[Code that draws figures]
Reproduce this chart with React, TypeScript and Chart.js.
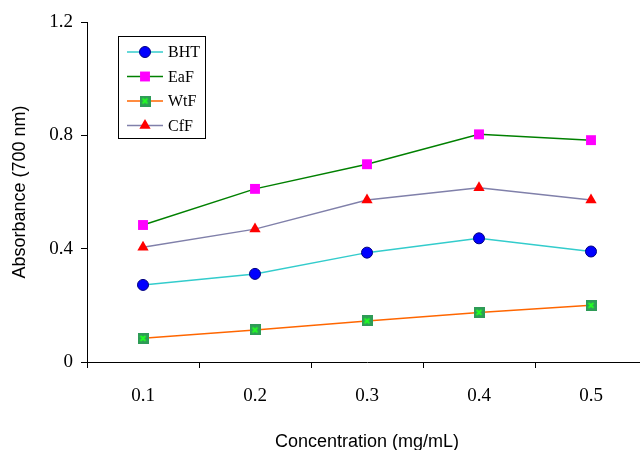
import React, { useEffect, useRef } from "react";
import { Chart, registerables } from "chart.js";
import { drawPoint } from "chart.js/helpers";

Chart.register(...registerables);

const categories = ["0.1", "0.2", "0.3", "0.4", "0.5"];
const yTickValues = [0, 0.4, 0.8, 1.2];
const bht = [0.272, 0.311, 0.386, 0.4365, 0.39];
const eaf = [0.4835, 0.611, 0.698, 0.8035, 0.783];
const wtf = [0.0835, 0.113, 0.145, 0.175, 0.2];
const cff = [0.405, 0.469, 0.572, 0.615, 0.572];
const seriesNames = ["BHT", "EaF", "WtF", "CfF"];

function makeWtfMarker(): HTMLCanvasElement {
  const c = document.createElement("canvas");
  c.width = 11;
  c.height = 11;
  const g = c.getContext("2d")!;
  g.fillStyle = "#2E9B57";
  g.fillRect(0, 0, 11, 11);
  g.strokeStyle = "#22FF22";
  g.lineWidth = 2;
  g.beginPath();
  g.moveTo(3, 3);
  g.lineTo(8, 8);
  g.moveTo(8, 3);
  g.lineTo(3, 8);
  g.stroke();
  return c;
}

const legendPlugin = {
  id: "boxLegend",
  afterDraw(chart: any) {
    const ctx = chart.ctx;
    ctx.save();
    ctx.fillStyle = "#ffffff";
    ctx.fillRect(118.5, 36.5, 87, 102);
    ctx.strokeStyle = "#000000";
    ctx.lineWidth = 1;
    ctx.strokeRect(118.5, 36.5, 87, 102);
    const ys = [52, 76.5, 101, 125.5];
    chart.data.datasets.forEach((ds: any, i: number) => {
      const y = ys[i];
      ctx.strokeStyle = ds.borderColor;
      ctx.lineWidth = 1.5;
      ctx.beginPath();
      ctx.moveTo(127, y);
      ctx.lineTo(163, y);
      ctx.stroke();
      ctx.fillStyle = ds.pointBackgroundColor;
      ctx.strokeStyle = ds.pointBorderColor;
      ctx.lineWidth = ds.pointBorderWidth;
      drawPoint(ctx, { pointStyle: ds.pointStyle, radius: ds.pointRadius, borderWidth: ds.pointBorderWidth, rotation: 0 }, 145, y);
      ctx.fillStyle = "#000000";
      ctx.font = "16px 'Liberation Serif'";
      ctx.textBaseline = "middle";
      ctx.textAlign = "left";
      ctx.fillText(ds.label, 168, y + 1);
    });
    ctx.restore();
  },
};

export default function App() {
  const ref = useRef<HTMLCanvasElement>(null);
  useEffect(() => {
    document.body.style.margin = "0";
    const wtfMarker = makeWtfMarker();
    const chart = new Chart(ref.current!, {
      type: "line",
      data: {
        labels: categories,
        datasets: [
          {
            label: seriesNames[0],
            data: bht,
            borderColor: "#33CCCC",
            borderWidth: 1.5,
            pointStyle: "circle",
            pointRadius: 5.5,
            pointBackgroundColor: "#0000FF",
            pointBorderColor: "#000080",
            pointBorderWidth: 1,
          },
          {
            label: seriesNames[1],
            data: eaf,
            borderColor: "#008000",
            borderWidth: 1.5,
            pointStyle: "rect",
            pointRadius: 7,
            pointBackgroundColor: "#FF00FF",
            pointBorderColor: "#FF00FF",
            pointBorderWidth: 0,
          },
          {
            label: seriesNames[2],
            data: wtf,
            borderColor: "#FF6600",
            borderWidth: 1.5,
            pointStyle: wtfMarker as any,
            pointRadius: 5.5,
            pointBackgroundColor: "#2E9B57",
            pointBorderColor: "#2E9B57",
            pointBorderWidth: 0,
          },
          {
            label: seriesNames[3],
            data: cff,
            borderColor: "#8080AA",
            borderWidth: 1.5,
            pointStyle: "triangle",
            pointRadius: 6.5,
            pointBackgroundColor: "#FF0000",
            pointBorderColor: "#FF0000",
            pointBorderWidth: 0,
          },
        ],
      },
      options: {
        animation: false,
        responsive: false,
        layout: { autoPadding: false, padding: { top: 22, right: 0, left: 0, bottom: 0 } },
        plugins: { legend: { display: false }, tooltip: { enabled: false } },
        scales: {
          x: {
            type: "category",
            position: "bottom",
            offset: true,
            afterFit: (scale: any) => {
              scale.height = 88;
              scale.paddingLeft = 0;
              scale.paddingRight = 0;
            },
            border: { display: true, color: "#000000", width: 1 },
            grid: {
              offset: true,
              drawOnChartArea: false,
              drawTicks: true,
              tickLength: 6,
              tickColor: "#000000",
            },
            ticks: {
              autoSkip: false,
              maxRotation: 0,
              padding: 17,
              color: "#000000",
              font: { family: "'Liberation Serif'", size: 19 },
            },
            title: {
              display: true,
              text: "Concentration (mg/mL)",
              color: "#000000",
              font: { family: "'Liberation Sans'", size: 18 },
              padding: { top: 0, bottom: -3 },
            },
          },
          y: {
            type: "linear",
            min: 0,
            max: 1.2,
            afterBuildTicks: (scale: any) => {
              scale.ticks = yTickValues.map((v) => ({ value: v }));
            },
            afterFit: (scale: any) => {
              scale.width = 87;
            },
            border: { display: true, color: "#000000", width: 1 },
            grid: { drawOnChartArea: false, tickLength: 6, tickColor: "#000000" },
            ticks: {
              padding: 8,
              color: "#000000",
              font: { family: "'Liberation Serif'", size: 19 },
              callback: (v: any) => (Number(v) === 0 ? "0" : Number(v).toFixed(1)),
            },
            title: {
              display: true,
              text: "Absorbance (700 nm)",
              color: "#000000",
              font: { family: "'Liberation Sans'", size: 18 },
              padding: { top: 9, bottom: 0 },
            },
          },
        },
      },
      plugins: [legendPlugin],
    });
    return () => chart.destroy();
  }, []);
  return (
    <div style={{ position: "absolute", left: 0, top: 0, width: 640, height: 450, overflow: "hidden", background: "#fff" }}>
      <canvas ref={ref} width={647} height={450} style={{ display: "block" }} />
    </div>
  );
}
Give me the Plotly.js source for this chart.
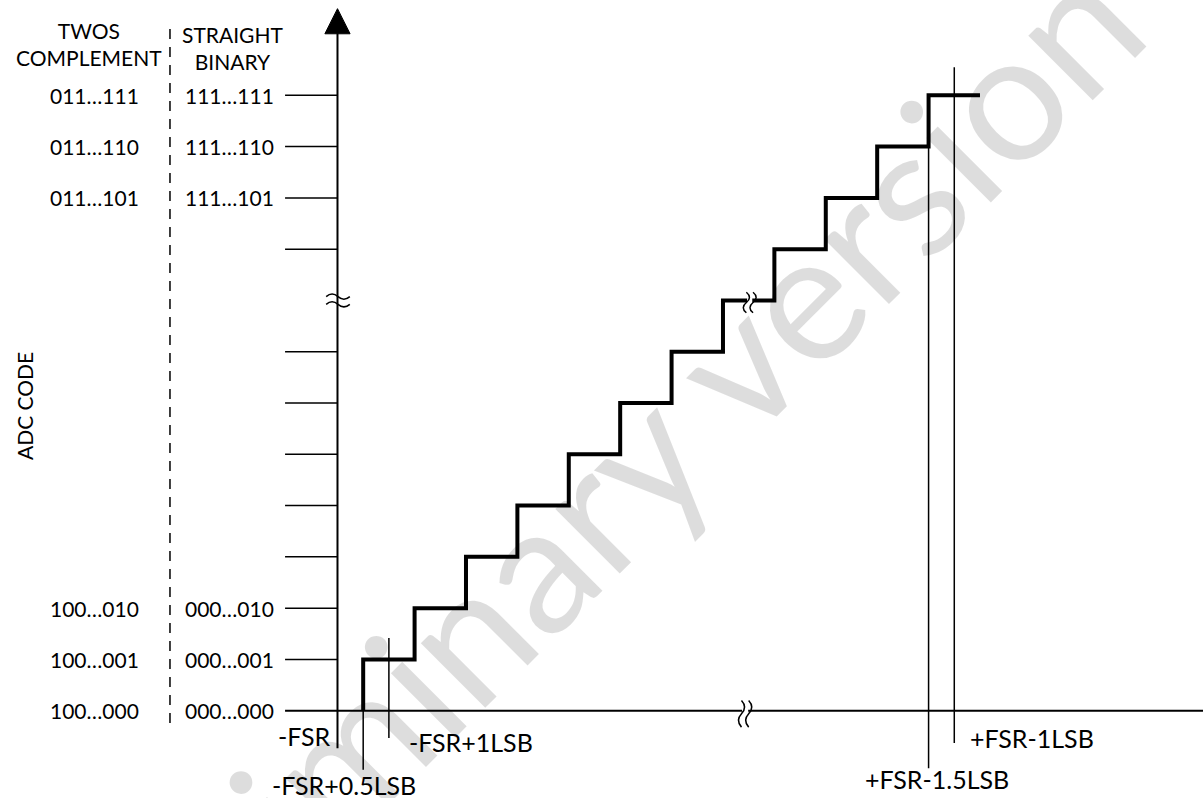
<!DOCTYPE html>
<html><head><meta charset="utf-8">
<script src="https://cdn.plot.ly/plotly-3.0.1.min.js"></script>
<style>html,body{margin:0;padding:0;background:#fff;}#chart{width:1203px;height:798px;}</style>
</head><body><div id="chart"></div>
<script>
// ---------------- data ----------------
const tickCodes = [1, 2, 3, 4, 5, 6, 7, 9, 10, 11, 12];
const labeledCodes = [0, 1, 2, 10, 11, 12];
const twosLabels = ['100…000', '100…001', '100…010', '011…101', '011…110', '011…111'];
const binaryLabels = ['000…000', '000…001', '000…010', '111…101', '111…110', '111…111'];
const transitionLSB = [0.5, 1.5, 2.5, 3.5, 4.5, 5.5, 6.5, 7.5, 8.5, 9.5, 10.5, 11.5];
const stepCodes = [1, 2, 3, 4, 5, 6, 7, 8, 9, 10, 11, 12];
const startCode = 0;
const lastInputLSB = 12.5;
const markerLSB = [0, 0.5, 1, 11.5, 12];
const markerLabels = ['-FSR', '-FSR+0.5LSB', '-FSR+1LSB', '+FSR-1.5LSB', '+FSR-1LSB'];
const yTitle = 'ADC CODE';
const twosHeader = 'TWOS<br>COMPLEMENT';
const binaryHeader = 'STRAIGHT<br>BINARY';
const watermark = 'Preliminary version';

// ---------------- layout geometry (styling, not data) ----------------
const FONT = 'Lato, "Open Sans", "DejaVu Sans", sans-serif';
const FS = 21;
const FS_MARK = 25;
const tickLeft = -1.02;
const twosX = -4.72, binaryX = -2.11, dashX = -3.259;
const breakCode = 8;
const breakLSB = 7.93;
// vertical extents [bottom, top] for marker lines (first is the y axis itself)
const markerSpan = [[-0.73, 13.21], [-1.15, 0], [-0.53, 1.42], [-1.12, 11], [-0.63, 12.55]];
// label placement for each marker
const markerLabelPos = [
  {dx: -0.09, y: -0.49, xa: 'right'},
  {dx: -0.37, y: -1.45, xa: 'center'},
  {dx: 0.35, y: -0.61, xa: 'left'},
  {dx: 0.17, y: -1.33, xa: 'center'},
  {dx: 0.27, y: -0.53, xa: 'left'}
];

const traces = [];
const black = '#000';

// tick marks on the code axis
const tx = [], ty = [];
tickCodes.forEach(c => { tx.push(tickLeft, 0, null); ty.push(c, c, null); });
traces.push({x: tx, y: ty, mode: 'lines', line: {color: black, width: 1.5}, hoverinfo: 'skip'});

// x axis
traces.push({x: [tickLeft, 17], y: [startCode, startCode], mode: 'lines', line: {color: black, width: 2}, hoverinfo: 'skip'});

// marker lines (first one is the y axis)
markerLSB.forEach((m, i) => {
  traces.push({x: [m, m], y: markerSpan[i], mode: 'lines',
    line: {color: black, width: i === 0 ? 2 : 1.5}, hoverinfo: 'skip'});
});

// dashed separator
traces.push({x: [dashX, dashX], y: [-0.24, 13.41], mode: 'lines',
  line: {color: black, width: 1.5, dash: '10px,8px'}, hoverinfo: 'skip'});

// staircase transfer function
traces.push({
  x: [transitionLSB[0]].concat(transitionLSB, [lastInputLSB]),
  y: [startCode].concat(stepCodes, [stepCodes[stepCodes.length - 1]]),
  mode: 'lines', line: {color: black, width: 4, shape: 'hv'}, hoverinfo: 'skip'
});

// ---------------- shapes ----------------
function sWave(u, k1, k2, a) {
  const mid = (k1 + k2) / 2;
  return `M ${u},${k1} Q ${u + a},${(k1 + mid) / 2} ${u},${mid} T ${u},${k2}`;
}
function tilde(k, u1, u2, a) {
  const mid = (u1 + u2) / 2;
  return `M ${u1},${k} Q ${(u1 + mid) / 2},${k + a} ${mid},${k} T ${u2},${k}`;
}
const shapes = [];
// arrow head
shapes.push({type: 'path', xref: 'x', yref: 'y', path: 'M -0.245,13.2 L 0,13.69 L 0.245,13.2 Z',
  fillcolor: black, line: {color: black, width: 1}, layer: 'above'});
// y axis break
[breakCode + 0.075, breakCode - 0.075].forEach(k => shapes.push({type: 'path', xref: 'x', yref: 'y',
  path: tilde(k, -0.22, 0.24, 0.1), line: {color: black, width: 1.5}, layer: 'above'}));
// x axis break
shapes.push({type: 'rect', xref: 'x', yref: 'y', x0: breakLSB - 0.06, x1: breakLSB + 0.06, y0: -0.06, y1: 0.06,
  fillcolor: '#fff', line: {width: 0}, layer: 'above'});
[breakLSB - 0.07, breakLSB + 0.07].forEach(u => shapes.push({type: 'path', xref: 'x', yref: 'y',
  path: sWave(u, 0.2, -0.32, 0.12), line: {color: black, width: 1.5}, layer: 'above'}));
// staircase break
const sb = breakLSB + 0.09;
shapes.push({type: 'rect', xref: 'x', yref: 'y', x0: sb - 0.05, x1: sb + 0.05, y0: breakCode - 0.06, y1: breakCode + 0.06,
  fillcolor: '#fff', line: {width: 0}, layer: 'above'});
[sb - 0.065, sb + 0.065].forEach(u => shapes.push({type: 'path', xref: 'x', yref: 'y',
  path: sWave(u, breakCode + 0.16, breakCode - 0.24, 0.12), line: {color: black, width: 1.5}, layer: 'above'}));

// ---------------- annotations ----------------
const ann = [];
ann.push({text: watermark, xref: 'paper', yref: 'paper', x: 0.478, y: 0.35, xanchor: 'center', yanchor: 'middle',
  textangle: -45, showarrow: false, font: {family: FONT, size: 180, color: 'rgba(0,0,0,0.135)'}});
function txt(t, x, y, opts, size) {
  return Object.assign({text: t, x: x, y: y, xref: 'x', yref: 'y', showarrow: false,
    xanchor: 'center', yanchor: 'middle', font: {family: FONT, size: size || FS, color: black}}, opts || {});
}
labeledCodes.forEach((c, i) => {
  ann.push(txt(twosLabels[i], twosX, c));
  ann.push(txt(binaryLabels[i], binaryX, c));
});
ann.push(txt(twosHeader, -4.83, 13.0));
ann.push(txt(binaryHeader, -2.05, 12.93));
markerLSB.forEach((m, i) => {
  const p = markerLabelPos[i];
  ann.push(txt(markerLabels[i], m + p.dx, p.y, {xanchor: p.xa}, FS_MARK));
});
ann.push(txt(yTitle, -6.1, 5.94, {textangle: -90}));

const layout = {
  width: 1203, height: 798,
  margin: {l: 0, r: 0, t: 0, b: 0, pad: 0},
  paper_bgcolor: '#fff', plot_bgcolor: '#fff',
  showlegend: false,
  xaxis: {range: [-6.566, 16.839], visible: false, showgrid: false, zeroline: false, fixedrange: true},
  yaxis: {range: [-1.702, 13.859], visible: false, showgrid: false, zeroline: false, fixedrange: true},
  shapes: shapes,
  annotations: ann,
  hovermode: false
};
Plotly.newPlot('chart', traces, layout, {staticPlot: true, displayModeBar: false});
</script>
</body></html>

▶ [What this task involves]:
Everything from the first line to the line with "Chart.register(...registerables);" must be repeated exactly, and nothing else. Leave the pictures out.

▶ [Response to this exercise]:
Reproduce this chart with React, TypeScript and Chart.js.
import React, { useEffect, useRef } from "react";
import { Chart, registerables } from "chart.js";
import { drawPoint } from "chart.js/helpers";

Chart.register(...registerables);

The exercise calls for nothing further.